I had run into this problem where my Theme UI theme’s base styles weren’t being applied to the MDX file markup. I thought it was something specific to my site’s configuration so I foolishly spent too much time messing around to validate that and even did the work to upgrade from next-mdx to next-mdx-enhanced.

I won’t make any metaphors about the JS ecosystem and its packages being a house of cards or anything but it turns out that if you have multiple dependencies relying on differring versions of a shared sub depepency you might run into a problem. Now, I was interested in this so I did some digging. Not a ton, but there wasn’t a whole lot of info into what or why that can really be a problem, aside from the obvious that npm packages totally don’t have to adhere to semver. So good luck I guess.

In case you aren’t lucky, like me, this tip might help get you moving.

Firstly, use yarn, it adds a much needed measure of deterministic behavior to your installs. Install yarn.

Then, you’ll want to see if you have any packages dupes.

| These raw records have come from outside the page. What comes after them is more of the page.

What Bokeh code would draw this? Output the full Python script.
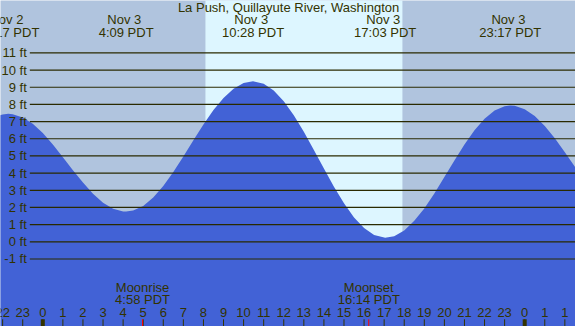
from bokeh.plotting import figure
from bokeh.models import Range1d
from bokeh.embed import file_html
from bokeh.resources import INLINE
from bokeh.core.properties import value

title_text = "La Push, Quillayute River, Washington"

# Tide height (ft); hours counted from Nov 3 00:00 PDT
tide_hours = [-2.5, -2.0, -1.72, -1.5, -1.0, -0.5, 0.0, 0.5, 1.0, 1.5, 2.0, 2.5,
              3.0, 3.5, 4.0, 4.15, 4.5, 5.0, 5.5, 6.0, 6.5, 7.0, 7.5, 8.0, 8.5,
              9.0, 9.5, 10.0, 10.47, 11.0, 11.5, 12.0, 12.5, 13.0, 13.5, 14.0,
              14.5, 15.0, 15.5, 16.0, 16.5, 17.05, 17.5, 18.0, 18.5, 19.0, 19.5,
              20.0, 20.5, 21.0, 21.5, 22.0, 22.5, 23.0, 23.28, 23.5, 24.0, 24.5,
              25.0, 25.5, 26.0, 26.5, 27.0]
tide_feet = [7.20, 7.42, 7.45, 7.43, 7.24, 6.87, 6.33, 5.67, 4.93, 4.17, 3.45, 2.80,
             2.28, 1.93, 1.77, 1.76, 1.82, 2.09, 2.58, 3.25, 4.07, 4.97, 5.91, 6.83, 7.67,
             8.38, 8.91, 9.25, 9.35, 9.20, 8.81, 8.19, 7.37, 6.41, 5.35, 4.27,
             3.21, 2.25, 1.42, 0.80, 0.39, 0.23, 0.33, 0.66, 1.22, 1.94, 2.82,
             3.77, 4.73, 5.66, 6.49, 7.16, 7.65, 7.90, 7.94, 7.92, 7.72, 7.32,
             6.75, 6.03, 5.22, 4.37, 3.52]

# High / low tide events
ext_hours = [-1.72, 4.15, 10.47, 17.05, 23.28]
ext_dates = ["Nov  2", "Nov  3", "Nov  3", "Nov  3", "Nov  3"]
ext_times = ["22:17 PDT", "4:09 PDT", "10:28 PDT", "17:03 PDT", "23:17 PDT"]

# Sun (daylight band)
sunrise_hour = 8.10
sunset_hour = 17.91

# Moon events
moon_hours = [4.967, 16.233]
moon_events = ["Moonrise", "Moonset"]
moon_times = ["4:58 PDT", "16:14 PDT"]

# Height levels
ft_levels = [-1, 0, 1, 2, 3, 4, 5, 6, 7, 8, 9, 10, 11]
ft_labels = ["-1 ft", "0 ft", "1 ft", "2 ft", "3 ft", "4 ft", "5 ft", "6 ft",
             "7 ft", "8 ft", "9 ft", "10 ft", "11 ft"]

# Hour ticks
hour_ticks = list(range(-2, 27))
hour_labels = ["22", "23", "0", "1", "2", "3", "4", "5", "6", "7", "8", "9", "10",
               "11", "12", "13", "14", "15", "16", "17", "18", "19", "20", "21",
               "22", "23", "0", "1", "1"]
midnight_hours = [0, 24]

X0, X1 = -2.107, 26.53
Y0, Y1 = -4.93, 14.05

TXT = "#333300"
FONT = value("Liberation Sans")
FS = "13px"

p = figure(width=575, height=326, x_range=Range1d(X0, X1), y_range=Range1d(Y0, Y1),
           output_backend="svg", toolbar_location=None, min_border=0,
           x_axis_location=None, y_axis_location=None,
           background_fill_color="#b0c4de", border_fill_color="#b0c4de")
p.grid.visible = False
p.outline_line_color = None

# daylight
p.quad(left=[sunrise_hour], right=[sunset_hour], bottom=[Y0 - 2], top=[Y1 + 2],
       fill_color="#ddf6ff", line_color=None)

# water
p.varea(x=tide_hours, y1=Y0 - 2, y2=tide_feet, fill_color="#4262d6")

# gridlines
p.segment(x0=-0.647, x1=X1 + 1, y0=ft_levels, y1=ft_levels, line_color="#2a2a00", line_width=1.2)
p.text(x=-0.80, y=ft_levels, text=ft_labels, text_align="right", text_baseline="middle",
       text_font=FONT, text_font_size=FS, text_color=TXT)

# title
p.text(x=[12.24], y=[13.62], text=[title_text], text_align="center", text_baseline="middle",
       text_font=FONT, text_font_size=FS, text_color=TXT)

# tide event labels
p.text(x=ext_hours, y=12.93, text=ext_dates, text_align="center", text_baseline="middle",
       text_font=FONT, text_font_size=FS, text_color=TXT)
p.text(x=ext_hours, y=12.21, text=ext_times, text_align="center", text_baseline="middle",
       text_font=FONT, text_font_size=FS, text_color=TXT)

# moon labels
p.text(x=moon_hours, y=-2.68, text=moon_events, text_align="center", text_baseline="middle",
       text_font=FONT, text_font_size=FS, text_color=TXT)
p.text(x=moon_hours, y=-3.38, text=moon_times, text_align="center", text_baseline="middle",
       text_font=FONT, text_font_size=FS, text_color=TXT)

# hour ticks and labels
p.segment(x0=hour_ticks, x1=hour_ticks, y0=-4.51, y1=Y0 - 1, line_color=TXT, line_width=1)
p.segment(x0=midnight_hours, x1=midnight_hours, y0=-4.51, y1=Y0 - 1, line_color=TXT, line_width=4)
p.segment(x0=moon_hours, x1=moon_hours, y0=-4.51, y1=Y0 - 1, line_color="red", line_width=1)
p.text(x=hour_ticks, y=-4.10, text=hour_labels, text_align="center", text_baseline="middle",
       text_font=FONT, text_font_size=FS, text_color=TXT)

open("out.html", "w").write(file_html(p, INLINE))
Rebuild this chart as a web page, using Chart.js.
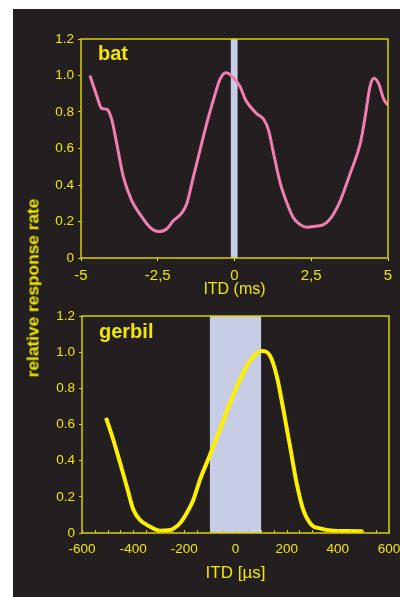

If you have an inkling of the most likely offenders be sure to add the --pattern [term] flag, it’ll limit the number of matches by the term for much easier parsing.

$ yarn list --pattern [term]

Then the neat bit, yarn supports a resolutions key in your package.json file. It allows a project to selectively control depepency resolution - so if there’s a mismatch for a shared depepency you can force a package that you don’t control to use a specific version.

"resolutions": {
    "[package||path||:link||:portal]": "[version override]"
  }

The targeting is pretty flexible too, so be sure to check out the docs.